Investment Glossary – Adjustable-Rate Mortgage
Unlike many financial terms, the term “adjustable-rate mortgage” actually does a really good job of explaining exactly what it is. It is a mortgage taken out to buy a piece of property with a rate that can adjust over time, rather than staying fixed. See? Wasn’t that easy?
So how does an adjustable-rate mortgage (ARM) actually function? Most adjustable-rate mortgages do still have a fixed-rate period at the start of their term. The most common length of that fixed-rate period is five years, though there are also ARMs with initial fixed-rate periods of three years, seven years, and ten years.
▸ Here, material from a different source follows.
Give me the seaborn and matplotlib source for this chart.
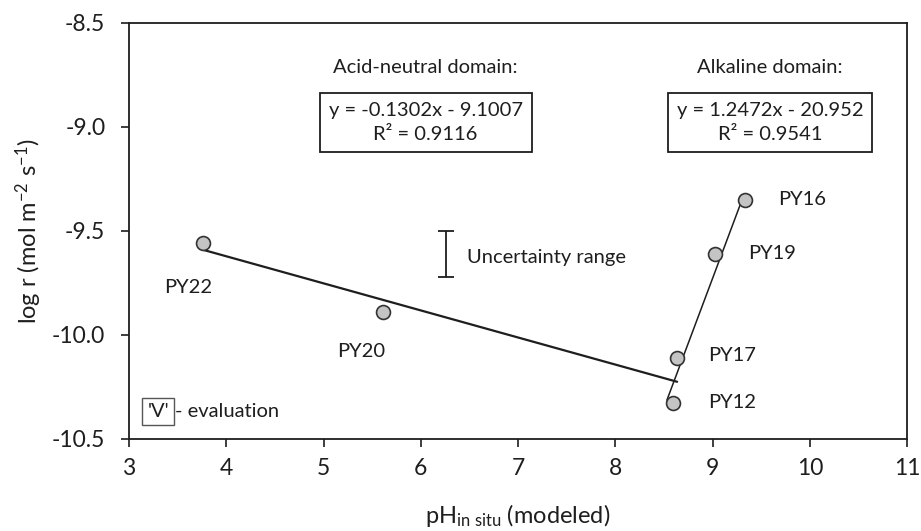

Once that fixed-rate period is up, the rate adjusts, typically every year for most ARMs. The way this is denoted in the world of mortgage financing is by using an X/Y notation, with the X representing the length of the initial fixed-rate period, and the Y representing the length of each subsequent adjustment period. So in a 5/1 ARM, your initial fixed-rate period would be five years, with the rate then adjusting every year after that.
This is all well and good, but you may be wondering (or should be wondering), “What does the mortgage rate actually adjust to in those adjustment periods?” In fact, this is a great question, and one of the best ones to ask since this helps to determine how the rate may shift over the course of your loan’s life. There are a whole bunch of different rate indices that ARMs can follow – LIBOR, the Fed Funds rate, one-year Treasury bill rates, the prime rate, and other custom rates that are used by specific banks. It’s not possible to list them all here without making this really boring and long, so we’re not going to try to. But the specific index your mortgage is tied to is going to be a major determining factor for how your rate moves after the fixed-rate period.
The other piece that plays into this is a term called the margin. The margin on an ARM is the amount that the lender adds on top of the index rate. So for example, if you had a mortgage indexed to the one-year Treasury bill rate plus a margin of 2%, and you were through your fixed-rate period and into the adjustable-rate portion of your loan, your rate for that year would be whatever that one-year Treasury bill rate is on the date of the adjustment, plus 2%. That process would happen again with that index and the margin the following year as well, until the loan is paid off or you refinance out of it. But the way to calculate your rate for the upcoming year is to take the index rate, add the margin to it, and that’s what your new rate will be.
So what effect does the rate adjustment actually have on your mortgage?
Well, any time there is a change in the rate, you’ll see a change in the amortization, meaning that if the rate goes down, your monthly payment may go down, but if the rate goes up, your monthly payment may rise, perhaps significantly. This is one of the key concepts to focus on and understand when it comes to ARMs, as the threat of an increased monthly payment is one that you need to understand, both in term of how high that payment can go and how often it can adjust. Stress-testing your income versus the maximum monthly payment is critical, as life circumstances such as job changes and other expenses may prevent you from refinancing out of an ARM in the event the rate rises.
Most ARMs issued today have rate caps that prevent your rate from getting too high, either across the life of the loan, or from adjusting too significantly in any one year. Make sure you are clear on any yearly adjustment caps, as well as lifetime caps on rates, because you want to be aware of what can happen to your mortgage if rates rise significantly. This was a widespread problem in the buildup to the 2008 financial crisis, in that many borrowers ended up defaulting in 2006-2008 as rates rose since they could not afford the higher payments on the ARMs.
So with all that being said, why the heck would anyone choose an ARM instead of a fixed-rate mortgage? The reason is that the initial fixed-rate period on an ARM often has a lower rate than conventional 30-year fixed-rate mortgages, meaning that it can help with the affordability of a home as someone is looking at properties. Other than that, there often isn’t a meaningful reason why someone would choose an ARM over a fixed-rate mortgage. ARMs can be a valuable tool if used properly, but beware of the potential increases in your monthly principal and interest payments, and make sure you understand the ins and outs of the loan you are signing before you make any final decisions.